Biggest myths about modern job interviews

Proper preparation can give you a significant advantage in your job search. [iStockphoto]

Myths are stories that are based on traditions of beliefs. They may have actual truths and in some other cases, fictional.

Fear and excitement are common feelings to experience over a job interview. Interviews represent the chance to go from a job you dislike or have outgrown to a new opportunity that is full of potential.

For these reasons, many job seekers become laser-focused on interview preparation, seeking advice and tips to refine the art of answering questions and building rapport.

Proper preparation can give you a significant advantage in your job search.

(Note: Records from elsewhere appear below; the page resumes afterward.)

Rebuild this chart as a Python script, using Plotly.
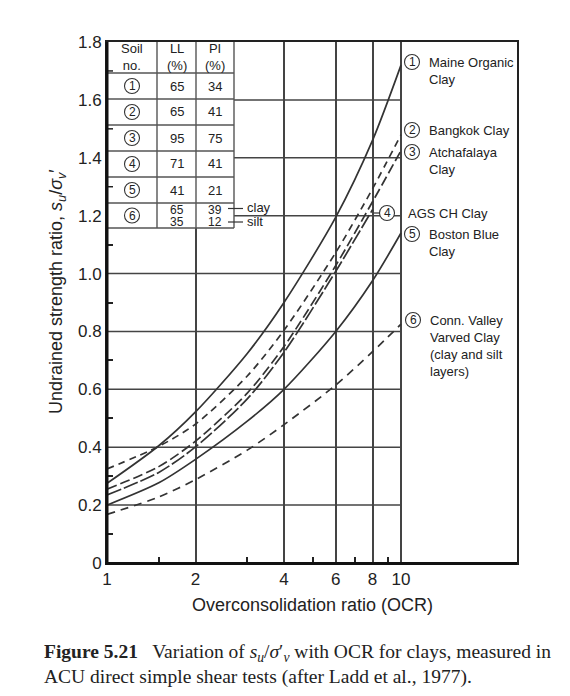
import plotly.graph_objects as go

ocr = [1, 1.5, 2, 3, 4, 6, 8, 10]
ocr_ags = [1, 1.5, 2, 3, 4, 6, 8]

maine = [0.275, 0.405, 0.522, 0.724, 0.90, 1.195, 1.46, 1.72]
bangkok = [0.325, 0.403, 0.48, 0.646, 0.804, 1.073, 1.293, 1.48]
atchafalaya = [0.255, 0.333, 0.421, 0.587, 0.748, 1.028, 1.248, 1.425]
ags = [0.235, 0.313, 0.401, 0.567, 0.728, 1.008, 1.221]
boston = [0.20, 0.277, 0.358, 0.49, 0.60, 0.80, 0.975, 1.14]
conn = [0.168, 0.228, 0.288, 0.39, 0.478, 0.615, 0.73, 0.825]

curve_names = ["Maine Organic<br>Clay", "Bangkok Clay", "Atchafalaya<br>Clay",
               "AGS CH Clay", "Boston Blue<br>Clay",
               "Conn. Valley<br>Varved Clay<br>(clay and silt<br>layers)"]

# table of soil properties
soil_no = ["1", "2", "3", "4", "5", "6"]
soil_ll = ["65", "65", "95", "71", "41", "65"]
soil_pi = ["34", "41", "75", "41", "21", "39"]
silt_ll = "35"
silt_pi = "12"

x_ticks = [1, 2, 4, 6, 8, 10]
x_minor = [1.5, 3, 5, 7, 9]
y_ticks = [0, 0.2, 0.4, 0.6, 0.8, 1.0, 1.2, 1.4, 1.6, 1.8]
y_ticktext = ["0", "0.2", "0.4", "0.6", "0.8", "1.0", "1.2", "1.4", "1.6", "1.8"]
y_minor = [0.1, 0.3, 0.5, 0.7, 0.9, 1.1, 1.3, 1.5, 1.7]

# frame in pixels; one log decade of OCR is 294 px wide, the frame goes on past 10
L, R, T, B = 107, 517, 42, 563
W, H = 570, 696
DECADE = 294
X10 = L + DECADE


def X(p):
    return (p - L) / (R - L)


def Y(p):
    return (B - p) / (B - T)


ink = "#333333"
grid = "#444444"
font = "Liberation Sans"

fig = go.Figure()

series = [
    (ocr, maine, "solid"),
    (ocr, bangkok, "7px,5px"),
    (ocr, atchafalaya, "10px,4px"),
    (ocr_ags, ags, "15px,3px"),
    (ocr, boston, "solid"),
    (ocr, conn, "8px,6px"),
]
for (xs, ys, dash), name in zip(series, curve_names):
    fig.add_trace(go.Scatter(
        x=xs, y=ys, mode="lines", name=name.replace("<br>", " "),
        line=dict(color=ink, width=1.7, dash=dash, shape="spline", smoothing=0.8),
        hoverinfo="x+y+name",
    ))

shapes = []
annotations = []

# horizontal grid only runs from OCR 1 to 10
for v in y_ticks[1:-1]:
    shapes.append(dict(type="line", xref="paper", yref="y", x0=0, x1=X(X10), y0=v, y1=v,
                       line=dict(color=grid, width=1.5), layer="below"))


def hline(x0, x1, y, w=1.5, color=grid, layer="above"):
    shapes.append(dict(type="line", xref="paper", yref="paper", x0=X(x0), x1=X(x1),
                       y0=Y(y), y1=Y(y), line=dict(color=color, width=w), layer=layer))


def vline(x, y0, y1, w=1.5, color=grid, layer="above"):
    shapes.append(dict(type="line", xref="paper", yref="paper", x0=X(x), x1=X(x),
                       y0=Y(y0), y1=Y(y1), line=dict(color=color, width=w), layer=layer))


def circle(cx, cy, r=7.5):
    shapes.append(dict(type="circle", xref="paper", yref="paper",
                       xsizemode="pixel", ysizemode="pixel",
                       xanchor=X(cx), yanchor=Y(cy), x0=-r, x1=r, y0=-r, y1=r,
                       line=dict(color=ink, width=1.1), fillcolor="white", layer="above"))


def text(s, x, y, size=13, xanchor="center", yanchor="middle", align="center", fam=font, angle=0):
    annotations.append(dict(text=s, xref="paper", yref="paper", x=X(x), y=Y(y),
                            xanchor=xanchor, yanchor=yanchor, align=align, showarrow=False,
                            textangle=angle, font=dict(family=fam, size=size, color="#222")))


# table (white box hides the grid behind it)
shapes.append(dict(type="rect", xref="paper", yref="paper", x0=X(107), x1=X(234),
                   y0=Y(228), y1=Y(42), fillcolor="white", line=dict(width=0), layer="above"))
for v in y_minor:
    if v > 1.2:
        shapes.append(dict(type="line", xref="paper", yref="y", x0=0, x1=X(113), y0=v, y1=v,
                           line=dict(color="#222", width=1.5), layer="above"))
rows = [42, 73, 99, 125, 151, 177, 203, 228]
for r in rows[1:]:
    hline(107, 234, r, w=1.4, color="#555555")
for c in [157, 196, 234]:
    vline(c, 42, 228, w=1.4, color="#555555")
text("Soil<br>no.", 132, 57)
text("LL<br>(%)", 176.5, 57)
text("PI<br>(%)", 215, 57)
for i in range(6):
    top, bot = rows[i + 1], rows[i + 2]
    cy = (top + bot) / 2
    circle(132, cy)
    text(soil_no[i], 132, cy, size=12)
    if i < 5:
        text(soil_ll[i], 176.5, cy)
        text(soil_pi[i], 215, cy)
    else:
        text(soil_ll[i], 176.5, 209.5, size=12)
        text(silt_ll, 176.5, 221.5, size=12)
        text(soil_pi[i], 215, 209.5, size=12)
        text(silt_pi, 215, 221.5, size=12)
hline(228, 243, 208.5, w=1.2, color=ink)
hline(228, 243, 222, w=1.2, color=ink)
text("clay", 245, 207.5, xanchor="left")
text("silt", 245, 221.5, xanchor="left")

# thicker left and bottom axis lines
vline(107, 42, 564.5, w=3, color="#111111")
hline(105.5, 517, 563.5, w=3, color="#111111")

# curve labels on the right
label_pos = [(412, 62), (412, 130), (412, 152), (387, 213), (412, 234), (413, 320)]
for i, (name, (cx, cy)) in enumerate(zip(curve_names, label_pos)):
    circle(cx, cy)
    text(str(i + 1), cx, cy, size=12)
    tx = cx + 15 if i != 3 else 406
    text(name, tx, cy - 9, xanchor="left", yanchor="top", align="left")
hline(374, 380, 213, w=1.2, color=ink)

# axis titles
text("Overconsolidation ratio (OCR)", 312, 605, size=18)
text("Undrained strength ratio, <i>s<sub>u</sub></i>/<i>σ<sub>v</sub></i>′", 57, 292, size=18, angle=-90)

# caption
serif = "Liberation Serif"
text("<b>Figure 5.21</b>   Variation of <i>s<sub>u</sub></i>/<i>σ</i>′<sub><i>v</i></sub> with OCR for clays, measured in",
     42, 653, size=19.5, xanchor="left", fam=serif)
text("ACU direct simple shear tests (after Ladd et al., 1977).", 42, 677, size=19.5, xanchor="left", fam=serif)

fig.update_layout(
    width=W, height=H,
    margin=dict(l=L, r=W - R, t=T, b=H - B),
    paper_bgcolor="white", plot_bgcolor="white",
    showlegend=False,
    shapes=shapes, annotations=annotations,
    font=dict(family=font, size=17, color="#222"),
)
fig.update_xaxes(
    type="log", range=[0, (R - L) / DECADE],
    tickvals=x_ticks, ticktext=[str(v) for v in x_ticks],
    showgrid=True, gridcolor=grid, gridwidth=1.5,
    showline=True, mirror=True, linewidth=2, linecolor="#222222",
    zeroline=False, ticks="",
    tickfont=dict(size=17, color="#222"),
    minor=dict(tickvals=x_minor, ticks="inside", ticklen=6, tickwidth=1.5,
               tickcolor="#222", showgrid=False),
)
fig.update_yaxes(
    range=[0, 1.8],
    tickvals=y_ticks, ticktext=y_ticktext,
    showgrid=False,
    showline=True, mirror=True, linewidth=2, linecolor="#222222",
    zeroline=False, ticks="",
    tickfont=dict(size=17, color="#222"),
    minor=dict(tickvals=y_minor, ticks="inside", ticklen=6, tickwidth=1.5,
               tickcolor="#222", showgrid=False),
)

fig.write_html("out.html", config={"displayModeBar": False},
               post_script="document.body.style.margin='0';")
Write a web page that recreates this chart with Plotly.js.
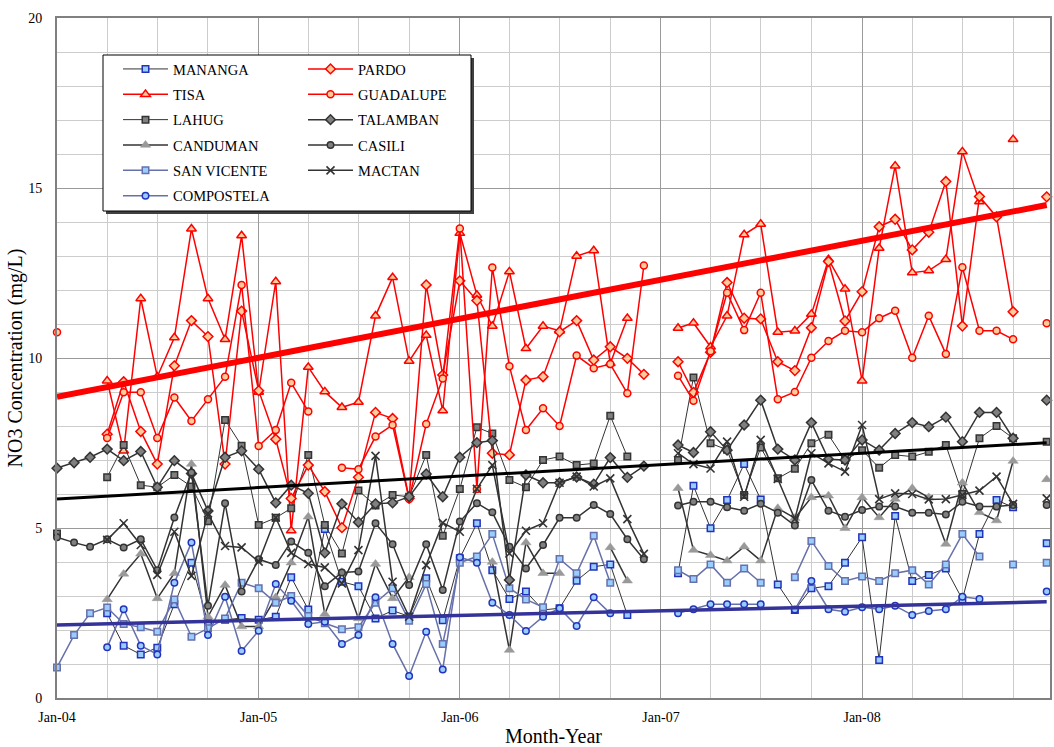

Employers look for a competent candidate with the right mindset. [iStockphoto]

However, beware of these myths related to job searches:

1. There’s no way to prepare for an interview

Many candidates think that it’s a free flow, there are no right answers to questions.

Reality

On the contrary, there are right answers and the proper voice and tone for the interview.

2. List your strengths

Your strength is a straight ticket to a job opportunity. This is not always true.

Reality

A candidate should explain their strength and explain what they have achieved; prove that they are problem solving oriented.

3. You can never be late for an interview

Better late than never but not for an interview. If you are late just go home.

Reality

Show respect for your interviewer’s time and interest in the job opportunity. You cannot be accused in a single occasion. Do not be late without an explanation

4. Dress to impress

The first impression counts, it can make or break a business or relationship.

Reality

We live in the 21st Century where corporate culture is laid back. For instance, a hoodie is no longer an untidy outfit but represents a person who likes comfort and practical things. However, it is vital to know your audience.

5. Looking for the perfect candidate

There can never be a perfect match for a vacancy. Anybody can work with the right kind of motivation.

Reality

Looking for a competent candidate with the right mindset.

Good grades give you a voice in a competitive selection but it’s not necessarily the disclaiming factor. [iStockphoto]

6. ‘Tell me about yourself' is an irrelevant question

It’s a detailed summary of your resume. If a mistake is done while narrating, the interviewer might think you are not confident with your information.

Reality

You may forget critical information while giving useless details.

Employers try to see your reaction, your reaction to a question with no structure and provide your skill.

7. High grades guarantees a good job

Many candidates put too much emphasis on grades.

Good grades give you a voice in a competitive selection but it’s not necessarily the disclaiming factor.

Reality

A candidate should have his/her competencies with or without good grades.